Senator for Adamawa South
- In office May 2007 – May 2011
- Preceded by: Jonathan Zwingina
- Succeeded by: Ahmed Hassan Barata

Personal details
- Born: 25 October 1960 (age 65)
- Party: All Progressives Congress (Nigeria) All Progressives Congress (APC)
- Spouse: Jackson Bent
- Education: BA (English & Literary Studies), M. Sc (Political Science & International Relations), University of Calabar, Nigeria, PhD (Public Administration), Indiana State University, United States
- Profession: Politician

= Grace Folashade Bent =

Nigerian politician

Grace Folashade Bent née Makinwa (born 25 October 1960) is a Nigerian senator who was elected in April 2007 on the People's Democratic Party platform in the Adamawa South constituency of Adamawa State.

==Background==

Grace Folashade Bent was born in 1960. She attended Ilesa Grammar School (Graduate Class of 1978). At the University of Calabar she was a students' union activist.
She received a BA (Hons) in English and Literary Studies in 1998, and an MSc in Political Science and International Relations in 2003. She has a doctorate of Public Administration from Indiana State University, United States. Before entering the senate, Grace Folashade Bent was political adviser to the PDP National Chairman, Audu Ogbeh, Assistant Producer, NTA Kaduna, and managing director of Jack Ventures Nigeria.
She has published a book titled Women in Inter Ethnic Marriages in Nigeria.
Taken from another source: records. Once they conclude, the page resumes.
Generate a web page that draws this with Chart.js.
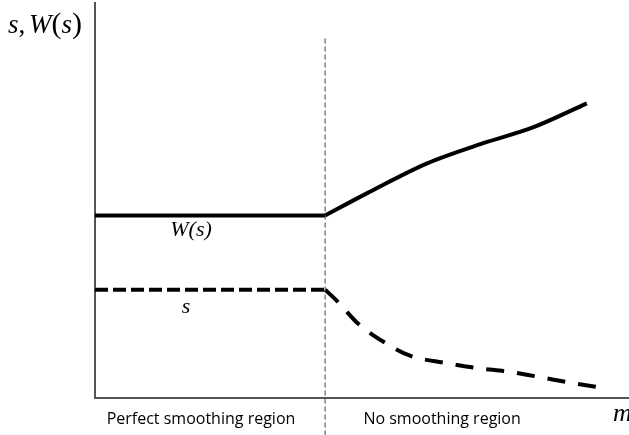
<!DOCTYPE html>
<html>
<head>
    <script src="https://cdn.jsdelivr.net/npm/chart.js"></script>
    <style>
        body { margin: 0; background: #fff; }
        #wrap { width: 629px; height: 435px; }
    </style>
</head>
<body>
    <div id="wrap"><canvas id="c"></canvas></div>
    <script>
        // values (arbitrary units, m on x, level on y)
        const wX = [0, 4.31, 5.09, 6.22, 7.27, 8.20, 9.21];
        const wY = [4.62, 4.62, 5.18, 5.94, 6.45, 6.85, 7.46];
        const sX = [0, 4.31, 4.53, 4.93, 5.43, 5.90, 6.55, 7.15, 7.77, 8.33, 8.93, 9.55];
        const sY = [2.74, 2.74, 2.46, 1.88, 1.40, 1.07, 0.89, 0.76, 0.66, 0.53, 0.38, 0.25];
        const divider = 4.31;
        const regionLabels = ['Perfect smoothing region', 'No smoothing region'];

        const pts = (xs, ys) => xs.map((x, i) => ({ x: x, y: ys[i] }));
        // flat part = first two points, curved part starts at the kink
        const wFlat = pts(wX, wY).slice(0, 2), wCurve = pts(wX, wY).slice(1);
        const sFlat = pts(sX, sY).slice(0, 2), sCurve = pts(sX, sY).slice(1);

        const annotations = {
            id: 'annotations',
            afterDatasetsDraw(chart) {
                const c = chart.ctx;
                const xs = chart.scales.x, ys = chart.scales.y;
                const dx = xs.getPixelForValue(divider);
                c.save();
                c.strokeStyle = '#444';
                c.lineWidth = 1;
                c.setLineDash([5, 3]);
                c.beginPath();
                c.moveTo(dx, ys.getPixelForValue(9.1));
                c.lineTo(dx, 435);
                c.stroke();
                c.setLineDash([]);

                c.fillStyle = '#000';
                c.textAlign = 'center';
                c.textBaseline = 'alphabetic';
                c.font = '16px "Open Sans", sans-serif';
                c.fillText(regionLabels[0], 201, ys.bottom + 26);
                c.fillText(regionLabels[1], xs.getPixelForValue(6.5), ys.bottom + 26);

                c.font = 'italic 22px "Liberation Serif", serif';
                c.fillText('W(s)', 191, 236);
                c.fillText('s', 186, 313);

                // axis title pieces: italic letters, upright punctuation
                c.textAlign = 'left';
                let x = 8;
                const part = (t, f) => { c.font = f; c.fillText(t, x, 33); x += c.measureText(t).width; };
                const it = 'italic 27px "Liberation Serif", serif', up = '27px "Liberation Serif", serif';
                part('s', it); part(', ', up); x -= 3; part('W', it); part('(', '30px "Liberation Serif", serif');
                part('s', it); part(')', '30px "Liberation Serif", serif');
                c.font = 'italic 26px "Liberation Serif", serif';
                c.fillText('m', 613, 421);
                c.restore();
            }
        };

        const line = (data, dash) => ({ data: data, showLine: true, borderColor: '#000', borderWidth: 4,
            borderDash: dash, pointRadius: 0, cubicInterpolationMode: 'monotone' });

        new Chart(document.getElementById('c'), {
            type: 'scatter',
            data: {
                datasets: [
                    line(wFlat, []), line(wCurve, []),
                    line(sFlat, [13, 5]), line(sCurve, [18, 13])
                ]
            },
            options: {
                responsive: true,
                maintainAspectRatio: false,
                animation: false,
                layout: { padding: { left: 87, top: 3, right: 0, bottom: 29 } },
                plugins: { legend: { display: false }, tooltip: { enabled: false } },
                scales: {
                    x: { type: 'linear', min: 0, max: 10, ticks: { display: false },
                         grid: { display: false }, border: { color: '#555', width: 2 } },
                    y: { type: 'linear', min: 0, max: 10, ticks: { display: false },
                         grid: { display: false }, border: { color: '#555', width: 2 } }
                }
            },
            plugins: [annotations]
        });
    </script>
</body>
</html>
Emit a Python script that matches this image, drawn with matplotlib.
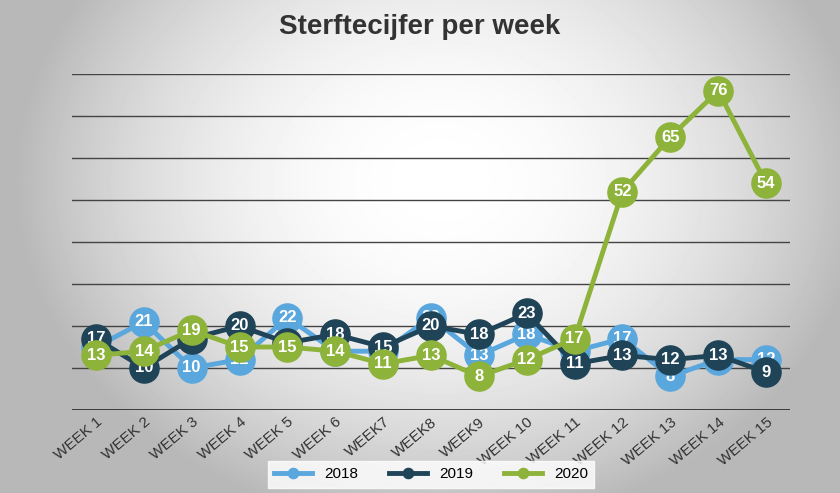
import matplotlib
matplotlib.use("Agg")
import matplotlib.pyplot as plt
import numpy as np

plt.rcParams["font.family"] = "Liberation Sans"

weeks = ["WEEK 1","WEEK 2","WEEK 3","WEEK 4","WEEK 5","WEEK 6","WEEK7","WEEK8","WEEK9","WEEK 10","WEEK 11","WEEK 12","WEEK 13","WEEK 14","WEEK 15"]
s2018 = [15,21,10,12,22,14,14,22,13,18,14,17,8,12,12]
s2019 = [17,10,17,20,16,18,15,20,18,23,11,13,12,13,9]
s2020 = [13,14,19,15,15,14,11,13,8,12,17,52,65,76,54]
series = [("2018", s2018, "#5aa7de"), ("2019", s2019, "#1f4357"), ("2020", s2020, "#8db33a")]

fig = plt.figure(figsize=(8.4, 4.93), dpi=100)
bg = fig.add_axes([0, 0, 1, 1])
yy, xx = np.mgrid[0:493, 0:840]
r = np.sqrt(((xx - 440) / 440.0) ** 2 + ((yy - 180) / 360.0) ** 2)
img = np.clip(1 - 0.3 * r ** 2, 0.72, 1)
bg.imshow(img, cmap="gray", vmin=0, vmax=1, aspect="auto")
bg.axis("off")

ax = fig.add_axes([72/840, 1 - 410/493, (790-72)/840, (410-74)/493])
ax.set_facecolor("none")
x = np.arange(len(weeks))
for i, (name, vals, col) in enumerate(series):
    z = 3 + 2 * i
    ax.plot(x, vals, color=col, lw=3.5, marker="o", ms=21, label=name, zorder=z)
    for xi, v in zip(x, vals):
        ax.text(xi, v, str(v), ha="center", va="center", color="white",
                fontsize=12, fontweight="bold", zorder=z + 1)
ax.set_ylim(0, 80)
ax.set_xlim(-0.5, len(weeks) - 0.5)
ax.set_yticks(np.arange(0, 81, 10))
ax.yaxis.grid(True, color="#444444", lw=1)
ax.tick_params(axis="y", left=False, labelleft=False)
ax.tick_params(axis="x", length=0)
ax.set_xticks(x)
ax.set_xticklabels(weeks, rotation=40, ha="right", rotation_mode="anchor", fontsize=11, color="#333333")
for s in ax.spines.values():
    s.set_visible(False)
ax.axhline(0, color="#333333", lw=2)
fig.text(0.5, 0.945, "Sterftecijfer per week", ha="center", va="center",
         fontsize=20, fontweight="bold", color="#333333")
leg = ax.legend(loc="upper center", bbox_to_anchor=(0.5, -0.13), ncol=3, frameon=True,
                fontsize=11, markerscale=0.35, handlelength=2.5, fancybox=False)
leg.get_frame().set_facecolor("white")
leg.get_frame().set_edgecolor("white")
fig.savefig("out.png", dpi=100)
According to some sources, Grace Folashade Bent was involved in obtaining fake degrees.

==Career==
After election in 2007 Grace Folashade Bent became chair of the Nigerian Senate Committee on Environment. In this role, she was involved in controversy over an extension of permission for gas flaring granted to oil companies by president Umaru Yar'Adua without consultation with the Senate.

In April 2008, following a visit to South Africa, Senator Bent sponsored a motion to issue a travel advice to all Nigerians traveling to South Africa to be wary of incessant attacks.

In March 2009, Senator Bent opposed the establishment of a Desert Control Commission on the basis that this would subsume or duplicate the functions of the national committee on ecological problems. The senate whip, Mahmud Kanti Bello, cautioned her not to drag the public hearing over the proposed commission into "undue arguments".

In September 2009, Grace Folashade Bent wrote a formal letter to Minister of the Federal Capital Territory (FCT), Senator Mohammed Adamu Aliero, protesting the excessive felling of trees for road construction.

Bent competed in the PDP primaries to be the April 2011 candidate for Adamawa South Senator, but lost to Ahmed Hassan Barata. He received 738 votes to her 406 votes.
Bent, who was said to have been favored by the PDP party leadership, later claimed that she had won a rerun primary.
While the question was being reviewed, a judge ordered the Independent National Electoral Commission (INEC) to remove Barata's name from the list of candidates and replace it with Bent.
Bent's claim was later rejected by the INEC, by the Federal High Court, Abuja and by the PDP's counsel. She speaks Yoruba language, including the Ijesa dialect.

=== Politics ===
Grace Folashade Bent called on the chairman of the state chapter of the Peoples Democracy Party (PDP), Barr. A.T Shehu, for calling her a non-indigene of Adamawa State, describing his action as exhibition of "crass ignorance" of law. She wondered why a trained lawyer like the Adamawa PDP chairman will resort to what she called outright

"lies" for the purpose of tarnishing her image and turning the good people of Adamawa against her. Grace Bent was nominated as an Ambassador by President Bola Tinubu.